News broke at the weekend that the number two and three largest UK grocers wanted to form one big ole chain to usurp Tesco from the top spot.
The merger is tipped to cost a whopping $10 billion (£7.3 billion) and it would reportedly be the biggest move since Morrisons took over Safeway in 2004.
Walmart, who owns Asda, will reportedly get a 42 percent slice of the combined company.
While there was a lot of excitement about the move at the weekend, people were mainly concerned about what this delicious merger will be called: Asbury's or Sainsda.
However in statements released by both companies it's been confirmed that they will retain their own brand identities and names - which is a damn shame because I think we could have all enjoyed saying Asbury's or Sainsda.
But the big takeaway from all of this is that prices for 'everyday items' could be 10 percent cheaper according to a Sainsbury's spokesperson.
Sainsbury's chairman David Tyler has released a statement, saying: "We believe that the combination of Sainsbury's and Asda will create substantial value for our shareholders and will be excellent news for our customers and our colleagues.
"As one of the largest employers in the country, the combined business will become an even greater contributor to the British economy.

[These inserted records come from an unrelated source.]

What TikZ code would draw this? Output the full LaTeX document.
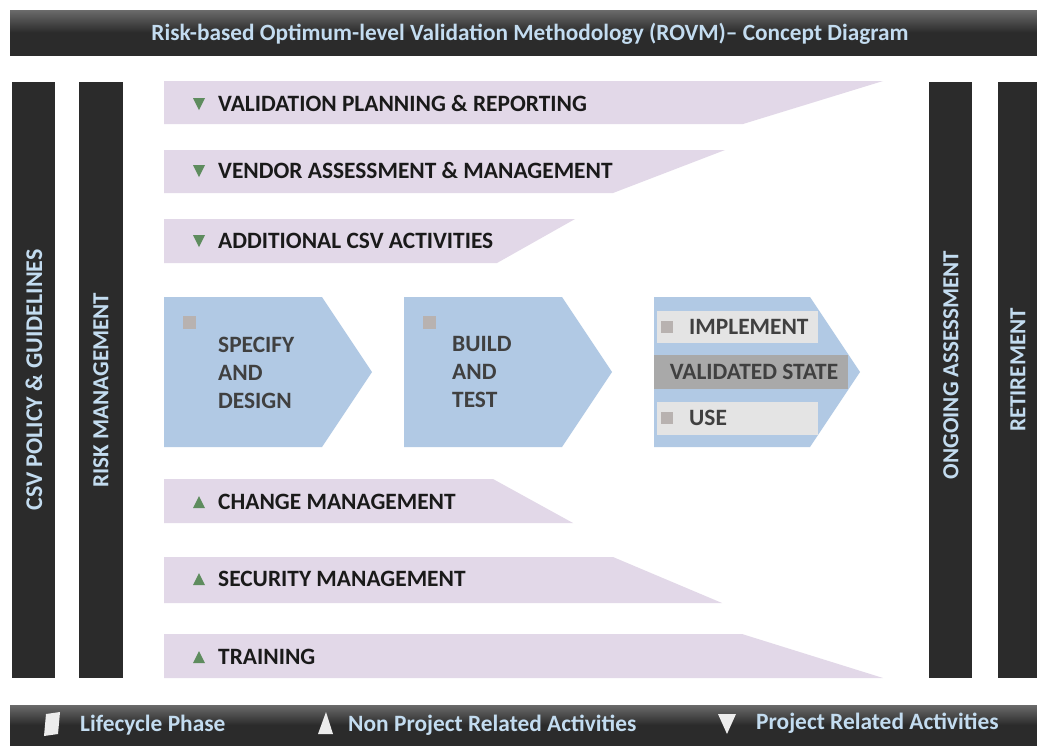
\documentclass[tikz,border=0pt]{standalone}
\usepackage{fontspec}
\setmainfont{Carlito}
\definecolor{barc}{HTML}{2B2B2B}
\definecolor{bartext}{HTML}{C3DCF0}
\definecolor{bandc}{HTML}{E2D8E8}
\definecolor{chevc}{HTML}{B1C9E4}
\definecolor{txtc}{HTML}{1A1A1A}
\definecolor{chevtxt}{HTML}{404040}
\definecolor{lboxc}{HTML}{E4E4E4}
\definecolor{vboxc}{HTML}{A9A9A9}
\definecolor{markc}{HTML}{5E8C5E}
\definecolor{sqc}{HTML}{B8B2B0}
\begin{document}
\begin{tikzpicture}[x=1pt,y=-1pt,
  bandtext/.style={anchor=west,inner sep=0pt,font=\fontsize{23.4}{23.4}\selectfont\bfseries,text=txtc},
  chevtext/.style={anchor=west,inner sep=0pt,font=\fontsize{23.4}{23.4}\selectfont\bfseries,text=chevtxt},
  vtext/.style={rotate=90,inner sep=0pt,font=\fontsize{23}{23}\selectfont\bfseries,text=bartext},
  legtext/.style={anchor=west,inner sep=0pt,font=\fontsize{23.4}{23.4}\selectfont\bfseries,text=bartext},
  darkbar/.style={fill=barc},
  sq/.style={fill=sqc}]
\useasboundingbox (0,0) rectangle (1037,745);
\fill[white] (0,0) rectangle (1037,745);
% title bar
\shade[top color=barc!70!white, bottom color=barc, middle color=barc] (10,10) rectangle (1037,55);
\node[inner sep=0pt,font=\fontsize{23.3}{23.3}\selectfont\bfseries,text=bartext] (title) at (530,34) {Risk-based Optimum-level Validation Methodology (ROVM)– Concept Diagram};
% vertical bars
\fill[darkbar] (12,82) rectangle (55,678);
\fill[darkbar] (79,82) rectangle (123,678);
\fill[darkbar] (929,82) rectangle (972,678);
\fill[darkbar] (998,82) rectangle (1037,678);
\node[vtext,font=\fontsize{24}{24}\selectfont\bfseries] (policy) at (34,380) {CSV POLICY \& GUIDELINES};
\node[vtext] (risk) at (101,390) {RISK MANAGEMENT};
\node[vtext] (ongoing) at (951,365) {ONGOING ASSESSMENT};
\node[vtext] (retire) at (1018,370) {RETIREMENT};
% purple bands
\fill[bandc] (164,81) -- (883,81) -- (743,124) -- (164,124) -- cycle;
\fill[bandc] (164,150) -- (725,150) -- (613,193) -- (164,193) -- cycle;
\fill[bandc] (164,219) -- (575,219) -- (497,263) -- (164,263) -- cycle;
\fill[bandc] (164,479) -- (493,479) -- (573,523) -- (164,523) -- cycle;
\fill[bandc] (164,557) -- (613,557) -- (722,603) -- (164,603) -- cycle;
\fill[bandc] (164,634) -- (742,634) -- (883,678) -- (164,678) -- cycle;
% markers
\foreach \y in {104,171,241} \fill[markc] (193,\y-6) -- (205,\y-6) -- (199,\y+6) -- cycle;
\foreach \y in {502,579,657} \fill[markc] (193,\y+6) -- (205,\y+6) -- (199,\y-6) -- cycle;
\node[bandtext] (vpr) at (218,104) {VALIDATION PLANNING \& REPORTING};
\node[bandtext] (vam) at (218,171) {VENDOR ASSESSMENT \& MANAGEMENT};
\node[bandtext] (acsv) at (218,241) {ADDITIONAL CSV ACTIVITIES};
\node[bandtext] (chg) at (218,502) {CHANGE MANAGEMENT};
\node[bandtext] (sec) at (218,579) {SECURITY MANAGEMENT};
\node[bandtext] (trn) at (218,657) {TRAINING};
% chevrons
\fill[chevc] (164,297) -- (322,297) -- (372,372) -- (322,447) -- (164,447) -- cycle;
\fill[chevc] (404,297) -- (562,297) -- (612,372) -- (562,447) -- (404,447) -- cycle;
\fill[chevc] (654,297) -- (810,297) -- (860,372) -- (810,447) -- (654,447) -- cycle;
\fill[sq] (183,316) rectangle (196,329);
\fill[sq] (423,316) rectangle (436,329);
\node[chevtext] (spec1) at (218,345) {SPECIFY};
\node[chevtext] (spec2) at (218,373) {AND};
\node[chevtext] (spec3) at (218,401) {DESIGN};
\node[chevtext] (build1) at (452,344) {BUILD};
\node[chevtext] (build2) at (452,372) {AND};
\node[chevtext] (build3) at (452,400) {TEST};
\fill[lboxc] (657,311) rectangle (818,343);
\fill[vboxc] (654,355) rectangle (848,389);
\fill[lboxc] (657,402) rectangle (818,435);
\fill[sq] (661,321) rectangle (673,333);
\fill[sq] (661,412) rectangle (673,424);
\node[chevtext] (impl) at (689,327) {IMPLEMENT};
\node[chevtext,anchor=center] (vstate) at (754,372) {VALIDATED STATE};
\node[chevtext] (use) at (689,418) {USE};
% bottom legend bar
\shade[top color=barc!70!white, bottom color=barc, middle color=barc] (10,705) rectangle (1037,745);
\fill[white!85!gray] (46,714) -- (60,712) -- (58,734) -- (44,736) -- cycle;
\fill[white!85!gray] (318,734) -- (326,712) -- (333,734) -- cycle;
\fill[white!85!gray] (718,714) -- (736,714) -- (727,734) -- cycle;
\node[legtext] (lp) at (80,725) {Lifecycle Phase};
\node[legtext] (npr) at (348,725) {Non Project Related Activities};
\node[legtext] (pra) at (756,723) {Project Related Activities};
\end{tikzpicture}
\end{document}
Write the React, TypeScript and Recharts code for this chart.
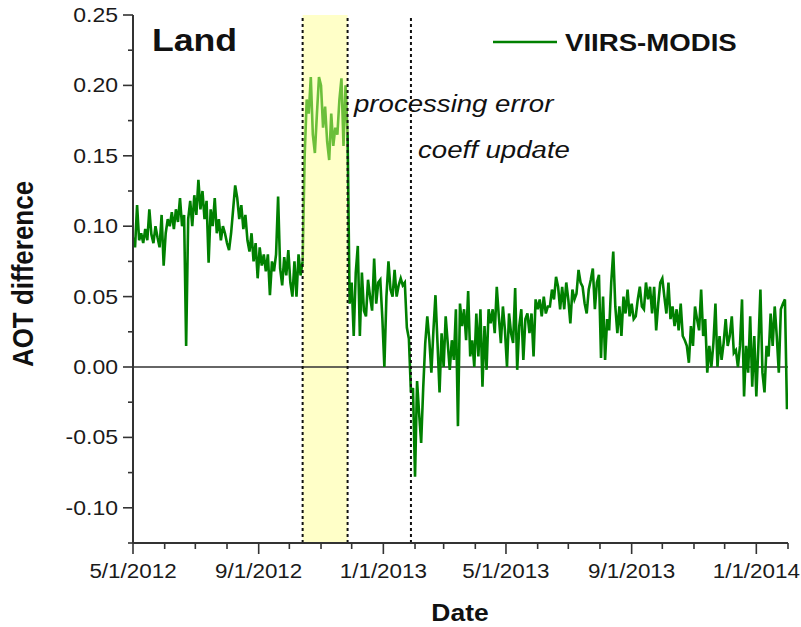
import React from 'react';
import { LineChart, Line, XAxis, YAxis, ReferenceArea, ReferenceLine, Legend } from 'recharts';

// ---------- data ----------
const START = Date.UTC(2012, 4, 1);
const DAY = 86400000;
const STEP = 2; // days between plotted observations

const landBeforeStart = '2012-05-01';
const landBefore = [
  0.092, 0.085, 0.115, 0.09, 0.095, 0.088, 0.098, 0.09, 0.112, 0.094,
  0.088, 0.1, 0.092, 0.085, 0.108, 0.072, 0.095, 0.105, 0.1, 0.11,
  0.098, 0.112, 0.103, 0.12, 0.1, 0.108, 0.015, 0.105, 0.118, 0.1,
  0.122, 0.108, 0.133, 0.112, 0.125, 0.105, 0.118, 0.074, 0.112, 0.1,
  0.12, 0.095, 0.105, 0.09, 0.1, 0.095, 0.088, 0.083, 0.095, 0.112,
  0.129, 0.12, 0.105, 0.115, 0.098, 0.108, 0.09, 0.082, 0.095, 0.075,
  0.088, 0.063, 0.085, 0.072, 0.08, 0.068, 0.08, 0.051, 0.075, 0.068,
  0.08, 0.121, 0.07, 0.058, 0.078, 0.065, 0.083, 0.06, 0.05, 0.075,
  0.05, 0.08, 0.065, 0.075,
];

const errorStart = '2012-10-14';
const errorValues = [
  0.075, 0.15, 0.19, 0.18, 0.206, 0.165, 0.152, 0.18, 0.206, 0.2,
  0.17, 0.185, 0.16, 0.147, 0.18, 0.157, 0.17, 0.165, 0.19, 0.205,
  0.157, 0.2, 0.165,
];
const errorEnd = '2012-11-27';

const landAfterStart = '2012-11-27';
const landAfter = [
  0.165, 0.045, 0.06, 0.022, 0.067, 0.086, 0.022, 0.067, 0.04, 0.036,
  0.062, 0.05, 0.04, 0.077, 0.045, 0.06, 0.062, 0.035, 0.0, 0.05,
  0.075, 0.055, 0.05, 0.069, 0.05, 0.058, 0.063, 0.058, 0.06, 0.028,
  0.02, -0.018,
];

const coeffUpdate = '2013-01-28';

const landUpdatedStart = '2013-01-30';
const landUpdated = [
  -0.015, -0.078, -0.01, -0.033, -0.054, -0.015, 0.017, 0.036, 0.019, -0.004,
  0.026, 0.051, 0.017, -0.018, 0.024, 0.0, 0.036, 0.017, -0.002, 0.019,
  0.005, 0.041, -0.042, 0.045, 0.029, 0.041, 0.019, 0.054, 0.0075, 0.019,
  0.0, 0.038, 0.0075, 0.041, -0.014, 0.029, -0.002, 0.041, 0.031, 0.041,
  0.024, 0.057, 0.036, 0.017, 0.043, 0.026, 0.0, 0.038, 0.024, 0.017,
  0.056, -0.002, 0.029, 0.041, 0.005, 0.034, 0.038, 0.024, 0.038, 0.0075,
  0.048, 0.041, 0.048, 0.036, 0.05, 0.038, 0.043, 0.043, 0.055, 0.048,
  0.064, 0.057, 0.041, 0.057, 0.041, 0.06, 0.048, 0.031, 0.055, 0.048,
  0.052, 0.069, 0.06, 0.057, 0.045, 0.038, 0.055, 0.062, 0.07, 0.041,
  0.06, 0.0655, 0.0064, 0.05, 0.005, 0.034, 0.026, 0.06, 0.082, 0.043,
  0.024, 0.043, 0.022, 0.05, 0.038, 0.055, 0.036, 0.045, 0.034, 0.036,
  0.048, 0.057, 0.043, 0.041, 0.06, 0.048, 0.057, 0.038, 0.057, 0.026,
  0.045, 0.06, 0.063, 0.05, 0.038, 0.06, 0.034, 0.043, 0.029, 0.041,
  0.026, 0.045, 0.022, 0.019, 0.015, 0.003, 0.029, 0.015, 0.043, 0.034,
  0.026, 0.055, 0.022, 0.034, -0.004, 0.015, 0.0, 0.017, 0.045, 0.0,
  0.022, 0.005, 0.017, 0.034, 0.015, 0.022, 0.036, 0.01, 0.012, 0.0,
  0.015, 0.048, -0.021, 0.015, -0.004, 0.036, -0.014, 0.022, -0.021, 0.015,
  0.055, -0.004, -0.018, 0.015, 0.0075, 0.038, 0.015, 0.043, 0.022, -0.004,
  0.041, 0.045, 0.048, -0.03,
];

const axisEnd = '2014-02-01';
const majorLabels = ['5/1/2012', '9/1/2012', '1/1/2013', '5/1/2013', '9/1/2013', '1/1/2014'];
const yTicks = [-0.125, -0.1, -0.075, -0.05, -0.025, 0, 0.025, 0.05, 0.075, 0.1, 0.125, 0.15, 0.175, 0.2, 0.225, 0.25];
const yDomain = [-0.125, 0.25];
const seriesName = 'VIIRS-MODIS';

// ---------- build table ----------
const dayOf = (iso: string) => Math.round((Date.parse(iso + 'T00:00:00Z') - START) / DAY);

type Row = { day: number; land?: number | null; err?: number | null };
const rowMap = new Map<number, Row>();
const put = (startIso: string, vals: number[], key: 'land' | 'err') => {
  const s = dayOf(startIso);
  vals.forEach((v, i) => {
    const d = s + i * STEP;
    const r = rowMap.get(d) || { day: d, land: null, err: null };
    r[key] = v;
    rowMap.set(d, r);
  });
};
put(landBeforeStart, landBefore, 'land');
put(errorStart, errorValues, 'err');
put(landAfterStart, landAfter, 'land');
put(landUpdatedStart, landUpdated, 'land');
const data: Row[] = Array.from(rowMap.values()).sort((a, b) => a.day - b.day);

const endDay = dayOf(axisEnd);
const monthTicks: number[] = [];
const monthLabel: Record<number, string> = {};
for (let m = 0; ; m++) {
  const t = Date.UTC(2012, 4 + m, 1);
  const d = Math.round((t - START) / DAY);
  if (d > endDay) break;
  monthTicks.push(d);
  const dt = new Date(t);
  monthLabel[d] = `${dt.getUTCMonth() + 1}/${dt.getUTCDate()}/${dt.getUTCFullYear()}`;
}

// ---------- styles ----------
const FONT = '"Liberation Sans", Arial, Helvetica, sans-serif';
const DARK = '#008000';
const LIGHT = '#6cbf3a';
const AXIS = '#333333';
const SX = 1.15;

const YTick = (props: any) => {
  const { x, y, payload } = props;
  const v = payload.value as number;
  const major = Math.abs(v * 20 - Math.round(v * 20)) < 1e-6;
  return (
    <g>
      <line x1={x - (major ? 10 : 5)} x2={x} y1={y} y2={y} stroke={AXIS} strokeWidth={1.6} />
      {major && (
        <text
          transform={`translate(${x - 15},${y + 7}) scale(${SX},1)`}
          textAnchor="end"
          fontFamily={FONT}
          fontSize={20}
          fill="#1a1a1a"
        >
          {v.toFixed(2)}
        </text>
      )}
    </g>
  );
};

const XTick = (props: any) => {
  const { x, y, payload } = props;
  const lbl = monthLabel[payload.value as number];
  const major = majorLabels.includes(lbl);
  return (
    <g>
      <line x1={x} x2={x} y1={y} y2={y + (major ? 11 : 6)} stroke={AXIS} strokeWidth={1.6} />
      {major && (
        <text
          transform={`translate(${x},${y + 35}) scale(${SX},1)`}
          textAnchor="middle"
          fontFamily={FONT}
          fontSize={19.5}
          fill="#1a1a1a"
        >
          {lbl}
        </text>
      )}
    </g>
  );
};

const LegendContent = () => (
  <svg width={270} height={34} style={{ display: 'block' }}>
    <line x1={0} x2={64} y1={14} y2={14} stroke={DARK} strokeWidth={2.5} />
    <text transform={`translate(72,23) scale(${SX},1)`} fontFamily={FONT} fontWeight="bold" fontSize={24} fill="#111">
      {seriesName}
    </text>
  </svg>
);

export default function App() {
  return (
    <div style={{ position: 'absolute', left: 0, top: 0, width: 801, height: 627, background: '#fff' }}>
      <LineChart width={801} height={627} data={data} margin={{ top: 15, right: 13, bottom: 0, left: 0 }}>
        <ReferenceArea x1={dayOf(errorStart)} x2={dayOf(errorEnd)} y1={yDomain[0]} y2={yDomain[1]} fill="#ffffc8" fillOpacity={1} stroke="none" ifOverflow="hidden" />
        <XAxis
          dataKey="day"
          type="number"
          domain={[0, endDay]}
          ticks={monthTicks}
          interval={0}
          height={84}
          tickSize={0}
          tickMargin={0}
          tickLine={false}
          axisLine={{ stroke: AXIS, strokeWidth: 2 }}
          tick={<XTick />}
          allowDataOverflow
        />
        <XAxis xAxisId="top" orientation="top" type="number" domain={[0, endDay]} height={0} tick={false} tickLine={false} axisLine={{ stroke: AXIS, strokeWidth: 2 }} />
        <YAxis
          type="number"
          domain={yDomain}
          ticks={yTicks}
          interval={0}
          width={133}
          tickSize={0}
          tickMargin={0}
          tickLine={false}
          axisLine={{ stroke: AXIS, strokeWidth: 2 }}
          tick={<YTick />}
          allowDataOverflow
        />
        <YAxis yAxisId="right" orientation="right" type="number" domain={yDomain} width={0} tick={false} tickLine={false} axisLine={{ stroke: AXIS, strokeWidth: 2 }} />
        <ReferenceLine y={0} stroke={AXIS} strokeWidth={1.6} />
        <Line type="linear" dataKey="err" stroke={LIGHT} strokeWidth={2.6} dot={false} activeDot={false} isAnimationActive={false} connectNulls={false} legendType="none" />
        <Line type="linear" dataKey="land" name={seriesName} stroke={DARK} strokeWidth={2.6} dot={false} activeDot={false} isAnimationActive={false} connectNulls={false} />
        <ReferenceLine x={dayOf(errorStart)} stroke="#111" strokeWidth={2} strokeDasharray="3 3" />
        <ReferenceLine x={dayOf(errorEnd)} stroke="#111" strokeWidth={2} strokeDasharray="3 3" />
        <ReferenceLine x={dayOf(coeffUpdate)} stroke="#111" strokeWidth={2} strokeDasharray="3 3" />
        <Legend
          layout="horizontal"
          verticalAlign="middle"
          align="center"
          content={<LegendContent />}
          wrapperStyle={{ position: 'absolute', left: 493, top: 28, width: 270, height: 34 }}
        />
      </LineChart>
      <svg width={801} height={627} style={{ position: 'absolute', left: 0, top: 0, pointerEvents: 'none' }}>
        <text transform={`translate(152,51) scale(${SX},1)`} fontFamily={FONT} fontWeight="bold" fontSize={31} fill="#111">Land</text>
        <text transform={`translate(354,112) scale(${SX},1)`} fontFamily={FONT} fontStyle="italic" fontSize={24} fill="#111">processing error</text>
        <text transform={`translate(418,158) scale(${SX},1)`} fontFamily={FONT} fontStyle="italic" fontSize={24} fill="#111">coeff update</text>
        <text transform={`translate(460,621) scale(${SX},1)`} textAnchor="middle" fontFamily={FONT} fontWeight="bold" fontSize={23} fill="#111">Date</text>
        <text transform={`translate(33,274) scale(${SX},1) rotate(-90)`} textAnchor="middle" fontFamily={FONT} fontWeight="bold" fontSize={26} fill="#111">AOT difference</text>
      </svg>
    </div>
  );
}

"The proposal will bring together two of the most experienced and talented management teams in retail at a time when the industry is undergoing rapid change."
Head of Asda Roger Burnley adds: "The combination of Asda and Sainsbury's into a single retailing group will be great news for Asda customers, allowing us to deliver even lower prices in store and even greater choice.
"Asda will continue to be Asda, but by coming together with Sainsbury's, supported by Walmart, we can further accelerate our existing strategy and make our offer even more compelling and competitive."
The UK benefits from having such a diverse range of supermarket retailers because it drives competition. But this planned merger between the second and third largest grocers has worried some that competitive edge might be a bit duller.
There were even calls for the competition watchdog to investigate it.
Once the finer details are smoothed out between Sainsbury's and Asda, they can submit the proposal to the Competition and Markets Authority who will eventually decide whether it can proceed.